Given data:

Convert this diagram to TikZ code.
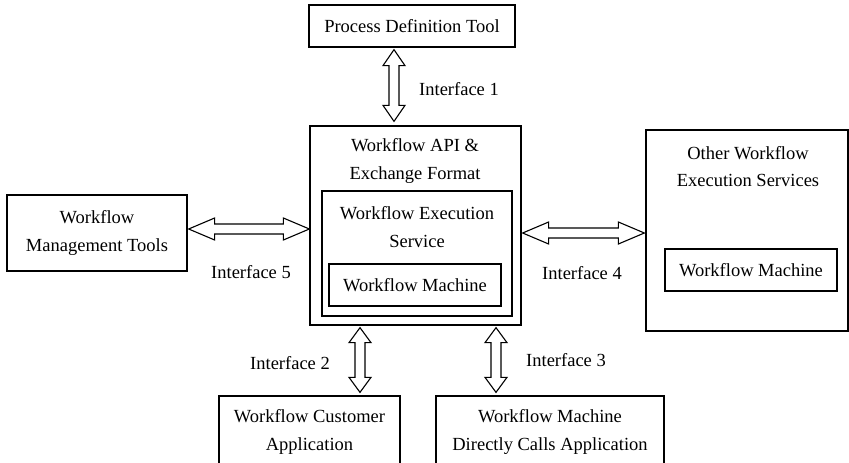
\documentclass[tikz,border=0pt]{standalone}
\usepackage{fontspec}
\setmainfont{Liberation Serif}
\usetikzlibrary{calc}

% hollow double-headed block arrow from #2 to #3, #1 = head length
\newcommand{\blockarrow}[3][16pt]{%
  \draw[arrowline] (#2)
    -- ($(#2)!#1!(#3)!11pt!90:(#3)$) -- ($(#2)!#1!(#3)!5pt!90:(#3)$)
    -- ($(#3)!#1!(#2)!5pt!-90:(#2)$) -- ($(#3)!#1!(#2)!11pt!-90:(#2)$)
    -- (#3)
    -- ($(#3)!#1!(#2)!11pt!90:(#2)$) -- ($(#3)!#1!(#2)!5pt!90:(#2)$)
    -- ($(#2)!#1!(#3)!5pt!-90:(#3)$) -- ($(#2)!#1!(#3)!11pt!-90:(#3)$)
    -- cycle;}

\tikzset{
  box/.style={draw, line width=1.3pt, inner sep=0pt, align=center},
  lbl/.style={align=center, inner sep=0pt},
  arrowline/.style={draw, line width=1.1pt, line join=miter, fill=white},
}

\begin{document}
\begin{tikzpicture}[x=1pt, y=-1pt, font=\fontsize{18.5}{27.5}\selectfont]
  \useasboundingbox (0,0) rectangle (849,463);
  % boxes
  \node[box, minimum width=206pt, minimum height=42pt] (pdt) at (412,26) {Process Definition Tool};
  \node[box, minimum width=211pt, minimum height=199pt] (api) at (415.5,225.5) {};
  \node[box, minimum width=190pt, minimum height=125pt] (wes) at (417,253.5) {};
  \node[box, minimum width=172pt, minimum height=42pt] (wmA) at (415,285) {Workflow Machine};
  \node[box, minimum width=180pt, minimum height=76pt] (wmt) at (97,233) {Workflow\\Management Tools};
  \node[box, minimum width=202pt, minimum height=201pt] (owes) at (747,230.5) {};
  \node[box, minimum width=172pt, minimum height=42pt] (wmB) at (751,270) {Workflow Machine};
  \node[box, minimum width=181pt, minimum height=72pt] (wca) at (309.5,432) {Workflow Customer\\Application};
  \node[box, minimum width=228pt, minimum height=72pt] (wmdca) at (550,432) {Workflow Machine\\Directly Calls Application};
  % titles at the top of the big boxes
  \node[lbl] (apiT) at (415,161) {Workflow API \&\\Exchange Format};
  \node[lbl] (wesT) at (417,227) {Workflow Execution\\Service};
  \node[lbl] (owesT) at (748,166.5) {Other Workflow\\Execution Services};
  % arrow ends
  \coordinate (i1a) at ([xshift=-18pt, yshift=-2pt] pdt.south);
  \coordinate (i1b) at (i1a |- api.north);
  \coordinate (i5a) at ([xshift=1pt, yshift=4pt] wmt.east);
  \coordinate (i5b) at (i5a -| api.west);
  \coordinate (i4a) at ([xshift=1pt, yshift=-7.5pt] api.east);
  \coordinate (i4b) at (i4a -| owes.west);
  \coordinate (i2a) at ([xshift=50.5pt, yshift=3pt] wca.north);
  \coordinate (i2b) at (i2a |- api.south);
  \coordinate (i3a) at ([xshift=-54pt, yshift=3pt] wmdca.north);
  \coordinate (i3b) at (i3a |- api.south);
  \blockarrow{i1a}{$(i1b)+(0,-4)$}
  \blockarrow[26pt]{i5a}{i5b}
  \blockarrow[26pt]{i4a}{$(i4b)+(-1,0)$}
  \blockarrow[15pt]{$(i2b)+(0,2)$}{i2a}
  \blockarrow[15pt]{$(i3b)+(0,2)$}{i3a}
  % interface labels
  \node[lbl] (if1) at (459,89) {Interface 1};
  \node[lbl] (if5) at (251,272) {Interface 5};
  \node[lbl] (if4) at (582,273) {Interface 4};
  \node[lbl] (if2) at (290,363) {Interface 2};
  \node[lbl] (if3) at (566,360) {Interface 3};
\end{tikzpicture}
\end{document}
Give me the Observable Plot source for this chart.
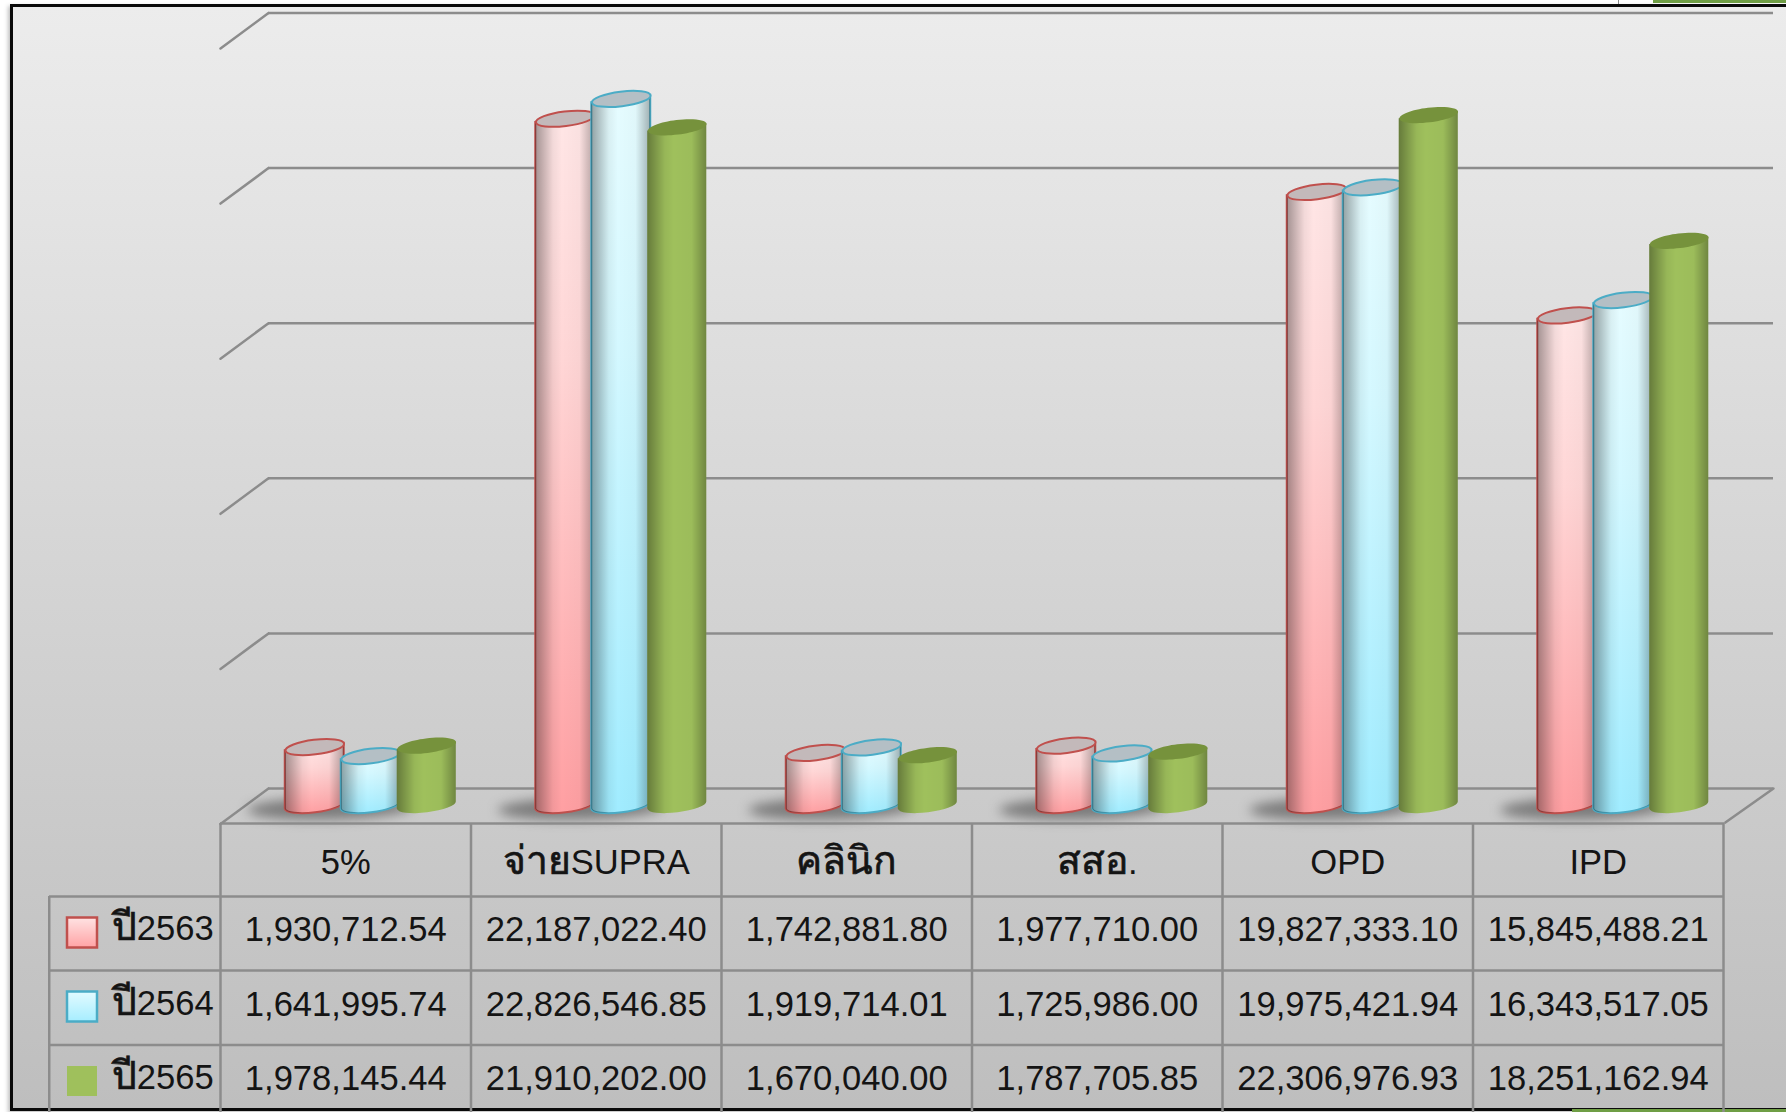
<!DOCTYPE html>
<html lang="th">
<head>
<meta charset="utf-8">
<title>Chart</title>
<script src="https://cdn.jsdelivr.net/npm/d3@7"></script>
<script src="https://cdn.jsdelivr.net/npm/@observablehq/plot@0.6"></script>
<style>
  html, body { margin: 0; padding: 0; background: #fff; width: 1786px; height: 1112px; overflow: hidden; position: relative; }
  #frame { position: absolute; left: 10px; top: 4px; width: 1790px; height: 1101px; border: 3px solid #0a0a0a;
           background: linear-gradient(#ececec, #bebebe); box-shadow: -2px 2px 4px rgba(0,0,0,.25); }
  .patch { position: absolute; background: #6f9e45; }
  #chart { position: absolute; left: 0; top: 0; }
  #chart svg { display: block; }
</style>
</head>
<body>
<svg width="0" height="0" style="position:absolute">
  <defs>
    <linearGradient id="pinkBody" x1="0" y1="0" x2="0" y2="1"><stop offset="0" stop-color="#ffe6e6"/><stop offset=".35" stop-color="#ffd6d6"/><stop offset="1" stop-color="#ff9fa2"/></linearGradient>
    <linearGradient id="blueBody" x1="0" y1="0" x2="0" y2="1"><stop offset="0" stop-color="#e6fcff"/><stop offset=".35" stop-color="#d4f8ff"/><stop offset="1" stop-color="#a0ecff"/></linearGradient>
    <linearGradient id="greenBody" x1="0" y1="0" x2="0" y2="1"><stop offset="0" stop-color="#9fc05c"/><stop offset="1" stop-color="#9fc05c"/></linearGradient>
    <linearGradient id="shade" x1="0" y1="0" x2="1" y2="0"><stop offset="0" stop-color="#000" stop-opacity=".36"/><stop offset=".3" stop-color="#000" stop-opacity=".05"/><stop offset=".45" stop-color="#000" stop-opacity="0"/><stop offset=".75" stop-color="#000" stop-opacity=".02"/><stop offset="1" stop-color="#000" stop-opacity=".3"/></linearGradient>
    <linearGradient id="pinkKey" x1="0" y1="0" x2="0" y2="1"><stop offset="0" stop-color="#ffe3e3"/><stop offset="1" stop-color="#ffa3a5"/></linearGradient>
    <linearGradient id="blueKey" x1="0" y1="0" x2="0" y2="1"><stop offset="0" stop-color="#e3fbff"/><stop offset="1" stop-color="#a6edff"/></linearGradient>
  </defs>
</svg>
<div id="frame"></div>
<div class="patch" style="left:1653px;top:0;width:133px;height:3px"></div>
<div class="patch" style="left:1618px;top:0;width:1px;height:4px;background:#888"></div>
<div class="patch" style="left:1572px;top:1109px;width:214px;height:3px"></div>
<div id="chart"></div>
<script>
const categories = ["5%", "จ่ายSUPRA", "คลินิก", "สสอ.", "OPD", "IPD"];
const seriesNames = ["ปี2563", "ปี2564", "ปี2565"];
const values2563 = [1930712.54, 22187022.40, 1742881.80, 1977710.00, 19827333.10, 15845488.21];
const values2564 = [1641995.74, 22826546.85, 1919714.01, 1725986.00, 19975421.94, 16343517.05];
const values2565 = [1978145.44, 21910202.00, 1670040.00, 1787705.85, 22306976.93, 18251162.94];
const gridTicks = [0, 5000000, 10000000, 15000000, 20000000, 25000000];

const allValues = [values2563, values2564, values2565];
const fmt = d3.format(",.2f");
const TEXT = "#141414", GRID = "#8c8c8c", FONT = "'Liberation Sans', Arial, sans-serif";

// cylinder look
const R = 29.5, B = 7.3, TILT = -7 * Math.PI / 180, BAND = 250.5;
const looks = [
  {body: "url(#pinkBody)", cap: "#c3b9ba", line: "#c0504d", key: "url(#pinkKey)", keyLine: "#c0504d", dx: 25 - 56},
  {body: "url(#blueBody)", cap: "#b4bfc5", line: "#4bacc6", key: "url(#blueKey)", keyLine: "#4bacc6", dx: 25},
  {body: "url(#greenBody)", cap: "#76923c", line: "none", key: "#9fc05c", keyLine: "none", dx: 25 + 56}
];

// tilted ellipse drawn as a Plot dot symbol
function ellipseSymbol(a, b, rot) {
  const k = 0.5523, c = Math.cos(rot), s = Math.sin(rot);
  const p = (x, y) => [x * c - y * s, x * s + y * c];
  return {draw(ctx) {
    ctx.moveTo(...p(a, 0));
    ctx.bezierCurveTo(...p(a, k * b), ...p(k * a, b), ...p(0, b));
    ctx.bezierCurveTo(...p(-k * a, b), ...p(-a, k * b), ...p(-a, 0));
    ctx.bezierCurveTo(...p(-a, -k * b), ...p(-k * a, -b), ...p(0, -b));
    ctx.bezierCurveTo(...p(k * a, -b), ...p(a, -k * b), ...p(a, 0));
    ctx.closePath();
  }};
}
const capSymbol = ellipseSymbol(R, B, TILT);
const shadowSymbol = ellipseSymbol(82, 11, -0.02);
const squareSymbol = {draw(ctx) { ctx.rect(-15, -15, 30, 30); }};
const strokeOnly = {draw(ctx, l) { ctx.moveTo(0, 0); ctx.lineTo(0, -l); }};

// turn each bar rectangle into the tilted, round-bottomed side of a cylinder
function cylinderRender(index, scales, values, dimensions, context, next) {
  const g = next(index, scales, values, dimensions, context);
  const t = Math.tan(-TILT) * R, deg = TILT * 180 / Math.PI;
  d3.select(g).selectAll("rect").each(function() {
    const x = +this.getAttribute("x"), y = +this.getAttribute("y");
    const w = +this.getAttribute("width"), h = +this.getAttribute("height") - 1.5;
    const path = document.createElementNS("http://www.w3.org/2000/svg", "path");
    path.setAttribute("d", `M${x},${y + t}L${x},${y + h + t}A${R},${B} ${deg} 0 0 ${x + w},${y + h - t}L${x + w},${y - t}Z`);
    this.replaceWith(path);
  });
  return g;
}

const barInset = (BAND - 2 * R) / 2;
const rowsOf = vals => categories.map((category, i) => ({category, value: vals[i]}));

const cylinderMarks = allValues.flatMap((vals, s) => {
  const look = looks[s], rows = rowsOf(vals);
  const common = {x: "category", y: "value", dx: look.dx, dy: 18.5};
  return [
    Plot.barY(rows, {...common, insetLeft: barInset, insetRight: barInset, fill: look.body, stroke: look.line, strokeWidth: 2, render: cylinderRender}),
    Plot.barY(rows, {...common, insetLeft: barInset, insetRight: barInset, fill: "url(#shade)", render: cylinderRender}),
    Plot.dot(rows, {...common, symbol: capSymbol, fill: look.cap, stroke: look.line, strokeWidth: 2})
  ];
});

const cellOffsets = [141, 216, 290];
const keyOffsets = [144, 218, 292.5];
const tableCells = allValues.flatMap((vals, s) =>
  Plot.text(rowsOf(vals), {x: "category", y: () => 0, dy: cellOffsets[s], text: d => fmt(d.value), fontSize: 34.6, fill: TEXT})
);

const plot = Plot.plot({
  width: 1786,
  height: 1112,
  marginLeft: 268,
  marginRight: 13,
  marginTop: 12.5,
  marginBottom: 324,
  style: {background: "transparent", fontFamily: FONT, color: TEXT},
  x: {type: "band", domain: categories, range: [220, 1723], padding: 0, round: false, axis: null},
  y: {domain: [0, 25000000], axis: null},
  marks: [
    // walls and floor
    Plot.ruleY(gridTicks, {stroke: GRID, strokeWidth: 2.5}),
    Plot.vector(gridTicks, {y: d => d, frameAnchor: "left", anchor: "start", length: 59.7, rotate: -126.5, shape: strokeOnly, stroke: GRID, strokeWidth: 2.5}),
    Plot.vector([0], {y: d => d, frameAnchor: "right", anchor: "start", length: 59, rotate: -125.3, shape: strokeOnly, stroke: GRID, strokeWidth: 2.5}),
    // floor shadows
    Plot.dot(categories, {x: d => d, y: () => 0, dx: -16, dy: 20, symbol: shadowSymbol, fill: "#4a4a4a", fillOpacity: 0.62, imageFilter: "blur(6px)"}),
    ...cylinderMarks,
    // data table
    Plot.ruleY([0], {dy: 35, insetLeft: -48, insetRight: 49, stroke: GRID, strokeWidth: 2.5}),
    Plot.ruleY([0], {dy: 108, insetLeft: -219, insetRight: 49, stroke: GRID, strokeWidth: 2.5}),
    Plot.ruleY([0], {dy: 182, insetLeft: -219, insetRight: 49, stroke: GRID, strokeWidth: 2.5}),
    Plot.ruleY([0], {dy: 256.5, insetLeft: -219, insetRight: 49, stroke: GRID, strokeWidth: 2.5}),
    Plot.ruleX(categories, {x: d => d, dx: -BAND / 2, insetTop: 810.5, insetBottom: -324, stroke: GRID, strokeWidth: 2.5}),
    Plot.ruleX([categories[5]], {x: d => d, dx: BAND / 2, insetTop: 810.5, insetBottom: -324, stroke: GRID, strokeWidth: 2.5}),
    Plot.ruleX([categories[0]], {x: d => d, dx: -296.5, insetTop: 883.5, insetBottom: -324, stroke: GRID, strokeWidth: 2.5}),
    Plot.axisX({anchor: "bottom", tickSize: 0, tickPadding: 61, fontSize: 34.6, label: null, fill: TEXT}),
    ...tableCells,
    ...seriesNames.flatMap((name, s) => [
      Plot.dot([name], {x: () => categories[0], y: () => 0, dx: -263.75, dy: keyOffsets[s], symbol: squareSymbol, fill: looks[s].key, stroke: looks[s].keyLine, strokeWidth: 2.5}),
      Plot.text([name], {x: () => categories[0], y: () => 0, dx: -132, dy: cellOffsets[s] - 1, text: d => d, textAnchor: "end", fontSize: 34.6, fill: TEXT})
    ])
  ]
});

// the Thai letters in the reference's labels are larger and heavier than the Latin ones
d3.select(plot).selectAll("text").each(function() {
  const holders = this.querySelectorAll("tspan").length ? [...this.querySelectorAll("tspan")] : [this];
  for (const el of holders) {
    const str = el.textContent;
    if (!/[\u0E00-\u0E7F]/.test(str)) continue;
    el.textContent = "";
    for (const run of str.match(/[\u0E00-\u0E7F]+|[^\u0E00-\u0E7F]+/g)) {
      const span = document.createElementNS("http://www.w3.org/2000/svg", "tspan");
      span.textContent = run;
      if (/[\u0E00-\u0E7F]/.test(run)) { span.setAttribute("font-size", 39); span.setAttribute("stroke", TEXT); span.setAttribute("stroke-width", 0.7); }
      el.appendChild(span);
    }
  }
});
document.getElementById("chart").appendChild(plot);
</script>
</body>
</html>
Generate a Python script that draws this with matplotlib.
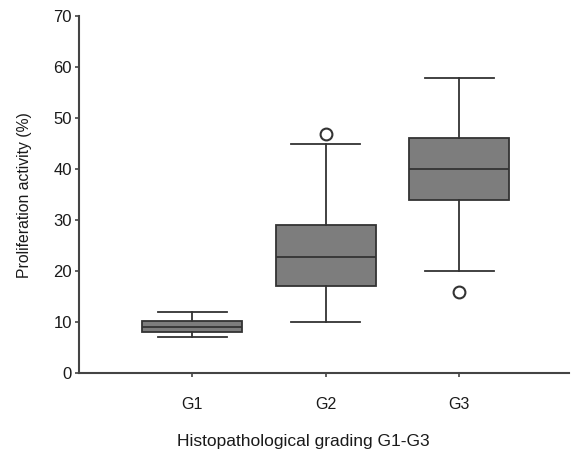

Written problem:
Return all lines of the material above in which the word "this" occurs.

Task answer:
Convert this diagram to TikZ code.
Give me the Observable Plot source for this chart.
    const x = +this.getAttribute("x"), y = +this.getAttribute("y");
    const w = +this.getAttribute("width"), h = +this.getAttribute("height") - 1.5;
    this.replaceWith(path);
  const holders = this.querySelectorAll("tspan").length ? [...this.querySelectorAll("tspan")] : [this];
Generate a Python script that draws this with matplotlib.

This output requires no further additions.